-------- Material supplied

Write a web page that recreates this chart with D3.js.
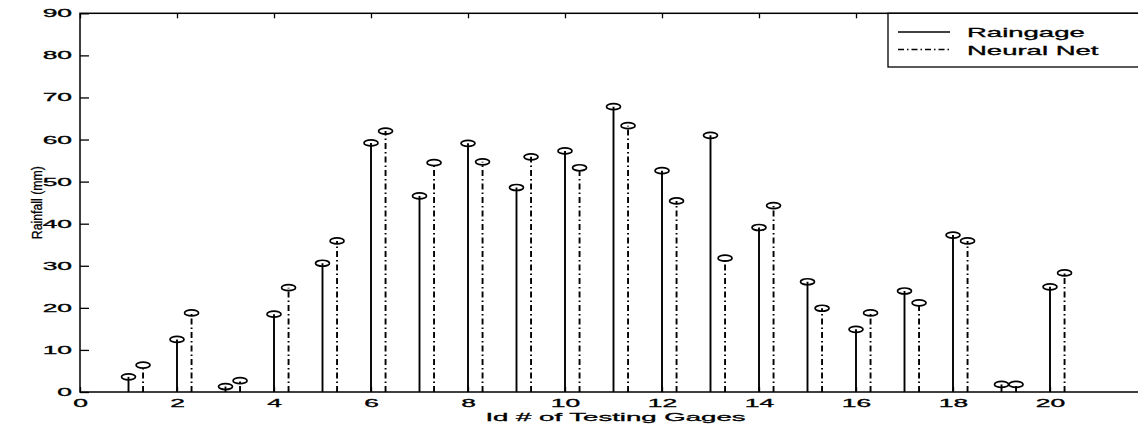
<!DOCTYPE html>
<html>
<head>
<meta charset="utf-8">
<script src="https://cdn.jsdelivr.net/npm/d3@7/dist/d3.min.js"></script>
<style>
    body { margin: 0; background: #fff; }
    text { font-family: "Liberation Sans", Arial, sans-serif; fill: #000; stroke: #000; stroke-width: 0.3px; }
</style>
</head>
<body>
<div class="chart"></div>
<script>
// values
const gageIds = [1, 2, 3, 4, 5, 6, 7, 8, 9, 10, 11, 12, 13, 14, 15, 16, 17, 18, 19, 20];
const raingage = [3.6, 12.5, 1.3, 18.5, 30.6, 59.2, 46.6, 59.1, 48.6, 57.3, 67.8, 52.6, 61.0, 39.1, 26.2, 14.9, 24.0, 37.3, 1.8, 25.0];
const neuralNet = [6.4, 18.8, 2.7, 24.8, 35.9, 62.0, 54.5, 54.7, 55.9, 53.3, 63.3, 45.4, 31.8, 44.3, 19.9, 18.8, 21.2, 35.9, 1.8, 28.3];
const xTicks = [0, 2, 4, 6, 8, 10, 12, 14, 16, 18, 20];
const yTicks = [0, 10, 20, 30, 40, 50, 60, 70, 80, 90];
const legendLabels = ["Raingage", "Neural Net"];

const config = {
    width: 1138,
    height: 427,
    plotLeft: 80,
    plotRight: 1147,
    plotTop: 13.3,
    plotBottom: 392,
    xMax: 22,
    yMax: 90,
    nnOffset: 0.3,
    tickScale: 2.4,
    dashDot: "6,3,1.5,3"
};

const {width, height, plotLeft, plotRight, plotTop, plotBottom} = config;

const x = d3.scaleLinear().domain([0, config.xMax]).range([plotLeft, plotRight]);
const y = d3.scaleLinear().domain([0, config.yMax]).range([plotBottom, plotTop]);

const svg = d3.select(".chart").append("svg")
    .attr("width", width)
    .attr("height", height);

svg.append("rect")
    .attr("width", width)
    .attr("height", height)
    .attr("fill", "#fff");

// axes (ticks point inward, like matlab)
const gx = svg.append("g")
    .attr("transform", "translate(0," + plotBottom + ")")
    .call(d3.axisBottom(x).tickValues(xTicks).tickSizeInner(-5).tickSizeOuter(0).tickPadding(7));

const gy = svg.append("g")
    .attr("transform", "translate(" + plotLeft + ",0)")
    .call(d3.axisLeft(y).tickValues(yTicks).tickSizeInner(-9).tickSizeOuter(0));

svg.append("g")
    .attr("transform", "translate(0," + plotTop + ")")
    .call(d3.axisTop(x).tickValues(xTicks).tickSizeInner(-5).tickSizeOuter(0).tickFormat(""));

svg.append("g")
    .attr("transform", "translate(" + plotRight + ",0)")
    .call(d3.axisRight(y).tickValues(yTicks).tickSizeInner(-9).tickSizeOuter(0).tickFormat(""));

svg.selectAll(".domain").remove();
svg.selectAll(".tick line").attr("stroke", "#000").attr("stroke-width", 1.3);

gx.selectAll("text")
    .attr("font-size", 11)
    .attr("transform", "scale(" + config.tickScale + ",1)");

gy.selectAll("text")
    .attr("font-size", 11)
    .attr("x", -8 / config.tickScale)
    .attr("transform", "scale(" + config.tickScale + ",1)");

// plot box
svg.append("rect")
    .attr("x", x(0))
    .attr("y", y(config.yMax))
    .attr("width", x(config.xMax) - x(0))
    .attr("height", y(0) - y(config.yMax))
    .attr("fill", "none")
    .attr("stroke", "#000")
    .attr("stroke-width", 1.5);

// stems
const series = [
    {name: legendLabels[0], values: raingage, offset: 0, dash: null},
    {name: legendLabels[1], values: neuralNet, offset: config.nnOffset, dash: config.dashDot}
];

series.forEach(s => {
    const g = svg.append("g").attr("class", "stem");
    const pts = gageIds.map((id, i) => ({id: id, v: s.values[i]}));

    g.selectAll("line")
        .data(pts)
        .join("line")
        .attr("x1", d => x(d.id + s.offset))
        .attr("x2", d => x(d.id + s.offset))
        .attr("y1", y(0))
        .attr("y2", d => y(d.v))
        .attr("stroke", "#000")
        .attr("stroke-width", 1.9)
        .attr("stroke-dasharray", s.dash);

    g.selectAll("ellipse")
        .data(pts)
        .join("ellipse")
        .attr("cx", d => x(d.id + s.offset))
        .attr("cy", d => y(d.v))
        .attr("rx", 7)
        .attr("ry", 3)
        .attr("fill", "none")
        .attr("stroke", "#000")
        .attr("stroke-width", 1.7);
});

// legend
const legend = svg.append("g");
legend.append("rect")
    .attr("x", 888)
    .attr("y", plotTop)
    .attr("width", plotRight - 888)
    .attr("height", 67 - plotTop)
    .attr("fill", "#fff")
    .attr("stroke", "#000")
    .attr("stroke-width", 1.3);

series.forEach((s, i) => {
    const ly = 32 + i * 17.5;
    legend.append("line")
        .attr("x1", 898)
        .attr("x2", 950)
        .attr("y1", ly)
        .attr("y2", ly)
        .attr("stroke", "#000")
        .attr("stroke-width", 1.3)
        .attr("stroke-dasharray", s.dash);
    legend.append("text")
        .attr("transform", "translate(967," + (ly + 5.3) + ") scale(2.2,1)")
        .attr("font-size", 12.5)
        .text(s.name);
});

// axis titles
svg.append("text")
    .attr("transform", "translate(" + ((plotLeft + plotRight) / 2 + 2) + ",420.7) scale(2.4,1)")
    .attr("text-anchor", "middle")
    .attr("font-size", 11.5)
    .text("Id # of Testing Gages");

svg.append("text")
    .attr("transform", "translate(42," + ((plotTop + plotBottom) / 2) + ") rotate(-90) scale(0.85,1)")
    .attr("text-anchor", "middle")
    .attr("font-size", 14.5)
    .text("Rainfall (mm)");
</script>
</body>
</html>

----------------
-------- Material supplied

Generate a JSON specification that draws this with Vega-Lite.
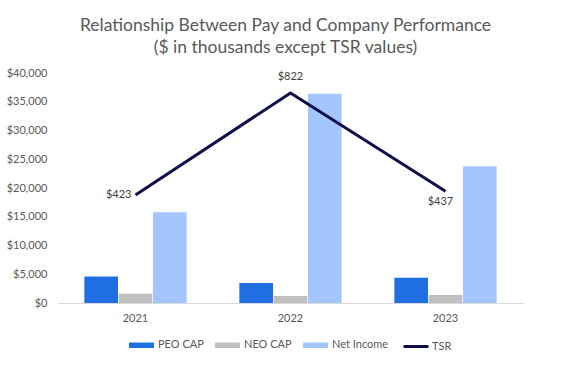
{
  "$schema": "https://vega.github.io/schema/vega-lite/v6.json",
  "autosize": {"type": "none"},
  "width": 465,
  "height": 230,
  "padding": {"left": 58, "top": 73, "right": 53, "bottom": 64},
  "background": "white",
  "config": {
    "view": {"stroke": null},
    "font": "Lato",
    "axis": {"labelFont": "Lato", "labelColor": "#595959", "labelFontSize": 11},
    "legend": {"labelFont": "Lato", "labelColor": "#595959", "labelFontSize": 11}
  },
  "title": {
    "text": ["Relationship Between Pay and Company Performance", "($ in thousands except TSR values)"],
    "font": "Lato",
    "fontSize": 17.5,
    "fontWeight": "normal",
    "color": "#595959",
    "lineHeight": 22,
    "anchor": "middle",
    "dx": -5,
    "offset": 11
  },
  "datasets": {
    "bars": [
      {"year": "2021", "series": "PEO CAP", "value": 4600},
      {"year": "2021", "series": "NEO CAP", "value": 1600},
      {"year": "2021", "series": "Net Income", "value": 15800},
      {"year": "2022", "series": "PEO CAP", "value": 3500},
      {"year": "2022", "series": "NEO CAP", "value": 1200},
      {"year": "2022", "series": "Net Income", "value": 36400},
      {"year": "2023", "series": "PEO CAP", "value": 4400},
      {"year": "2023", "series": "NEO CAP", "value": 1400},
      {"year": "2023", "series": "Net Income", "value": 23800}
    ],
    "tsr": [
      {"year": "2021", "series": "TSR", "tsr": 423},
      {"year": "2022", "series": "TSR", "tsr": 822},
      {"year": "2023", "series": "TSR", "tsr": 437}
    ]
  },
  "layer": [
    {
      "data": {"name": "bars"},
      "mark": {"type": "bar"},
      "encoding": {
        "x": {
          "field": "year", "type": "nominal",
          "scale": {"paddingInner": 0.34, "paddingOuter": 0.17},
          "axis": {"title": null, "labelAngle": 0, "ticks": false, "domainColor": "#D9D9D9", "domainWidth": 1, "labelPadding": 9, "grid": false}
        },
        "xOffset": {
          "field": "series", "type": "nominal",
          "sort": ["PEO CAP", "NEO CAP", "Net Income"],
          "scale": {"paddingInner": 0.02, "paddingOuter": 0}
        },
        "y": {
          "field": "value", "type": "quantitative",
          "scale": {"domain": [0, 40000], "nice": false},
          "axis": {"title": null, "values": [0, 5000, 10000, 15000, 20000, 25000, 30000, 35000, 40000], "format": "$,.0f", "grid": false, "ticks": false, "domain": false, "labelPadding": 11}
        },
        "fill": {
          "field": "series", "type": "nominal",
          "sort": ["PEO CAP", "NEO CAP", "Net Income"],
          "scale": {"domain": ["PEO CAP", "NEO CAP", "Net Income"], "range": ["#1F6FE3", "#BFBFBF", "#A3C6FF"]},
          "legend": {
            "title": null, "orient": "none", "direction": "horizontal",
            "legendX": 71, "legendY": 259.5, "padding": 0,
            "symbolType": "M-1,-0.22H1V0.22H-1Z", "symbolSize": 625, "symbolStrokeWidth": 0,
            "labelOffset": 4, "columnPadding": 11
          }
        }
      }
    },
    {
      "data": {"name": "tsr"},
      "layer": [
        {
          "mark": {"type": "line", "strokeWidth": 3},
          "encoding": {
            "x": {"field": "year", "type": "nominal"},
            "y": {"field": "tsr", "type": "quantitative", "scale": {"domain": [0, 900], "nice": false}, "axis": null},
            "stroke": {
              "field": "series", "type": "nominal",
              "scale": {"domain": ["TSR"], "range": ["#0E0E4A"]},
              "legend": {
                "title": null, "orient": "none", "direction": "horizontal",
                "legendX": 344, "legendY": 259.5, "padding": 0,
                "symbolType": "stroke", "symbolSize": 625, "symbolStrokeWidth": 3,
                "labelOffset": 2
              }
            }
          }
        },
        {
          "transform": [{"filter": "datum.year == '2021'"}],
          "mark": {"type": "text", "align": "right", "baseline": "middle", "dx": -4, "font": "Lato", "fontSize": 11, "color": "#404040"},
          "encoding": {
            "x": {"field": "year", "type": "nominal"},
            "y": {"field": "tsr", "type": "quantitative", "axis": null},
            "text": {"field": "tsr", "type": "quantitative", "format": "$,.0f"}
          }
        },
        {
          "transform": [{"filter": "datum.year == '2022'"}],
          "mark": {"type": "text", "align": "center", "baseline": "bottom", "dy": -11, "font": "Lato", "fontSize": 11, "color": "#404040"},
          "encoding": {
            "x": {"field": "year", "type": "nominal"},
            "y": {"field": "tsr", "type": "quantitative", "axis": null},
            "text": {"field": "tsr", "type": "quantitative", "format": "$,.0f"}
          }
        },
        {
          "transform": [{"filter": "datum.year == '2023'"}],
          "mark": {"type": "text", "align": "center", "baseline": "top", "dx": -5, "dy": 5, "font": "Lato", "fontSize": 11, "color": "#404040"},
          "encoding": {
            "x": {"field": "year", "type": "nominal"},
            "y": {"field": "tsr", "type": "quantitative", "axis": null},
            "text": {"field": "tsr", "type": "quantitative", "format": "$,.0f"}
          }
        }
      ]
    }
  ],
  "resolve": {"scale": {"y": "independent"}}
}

----------------
-------- Material supplied

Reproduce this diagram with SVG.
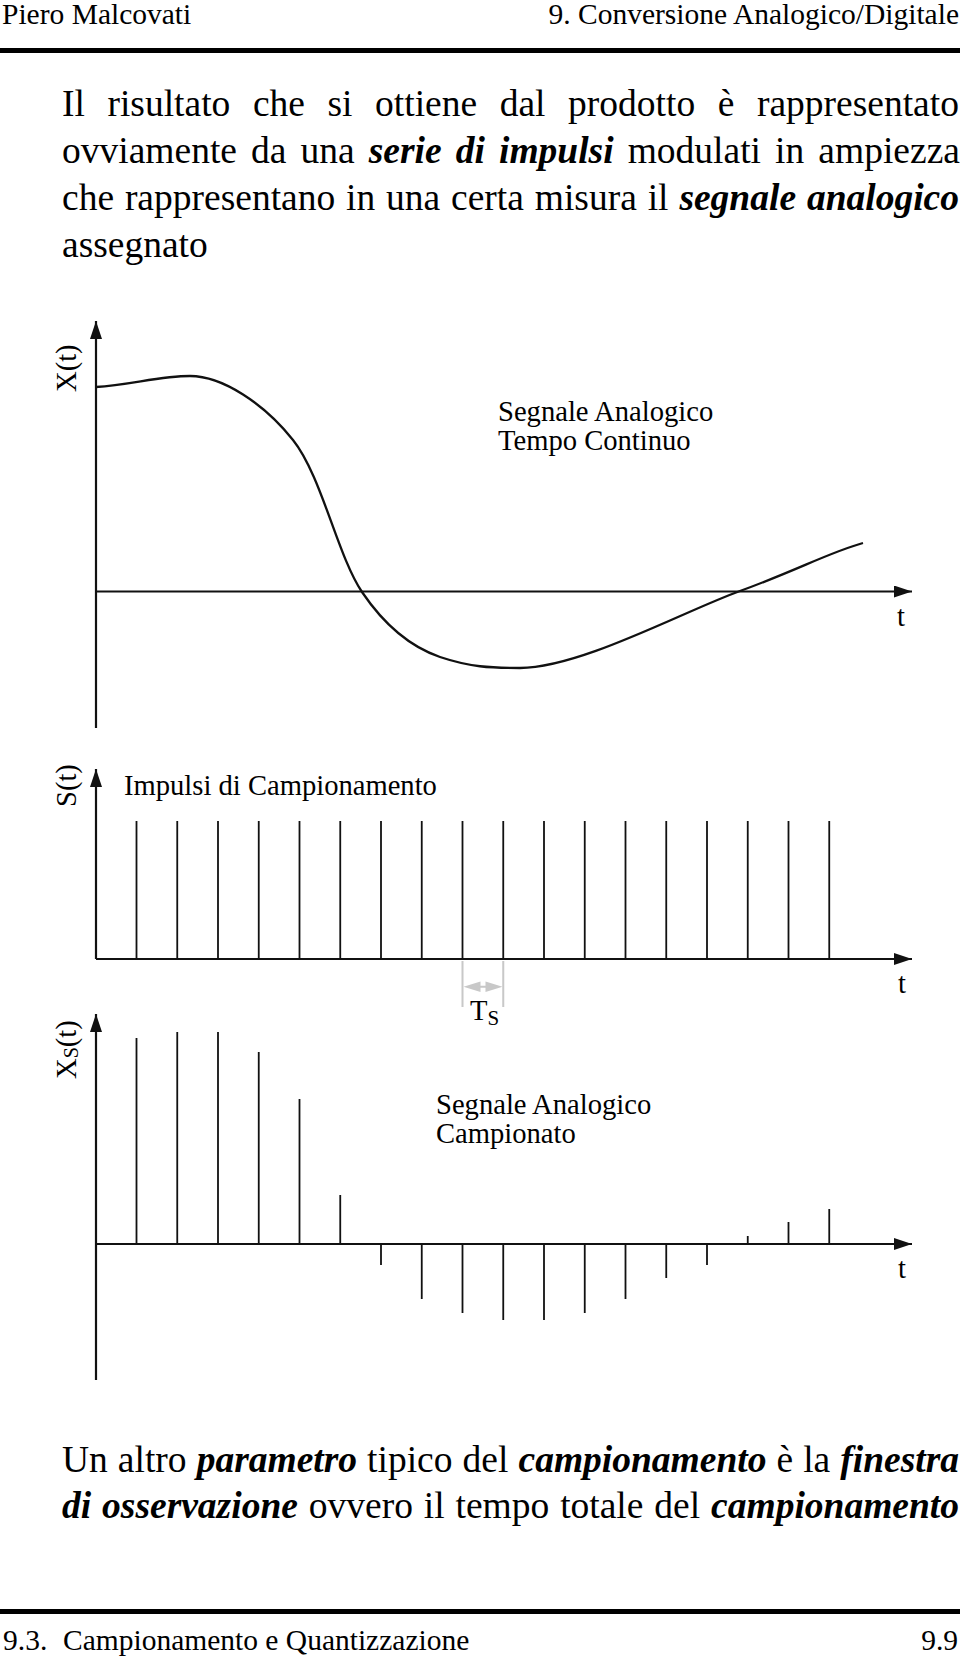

----------------

Aim »
Count every line of the records that holds the string "this". Write only the total.

Correct output »
3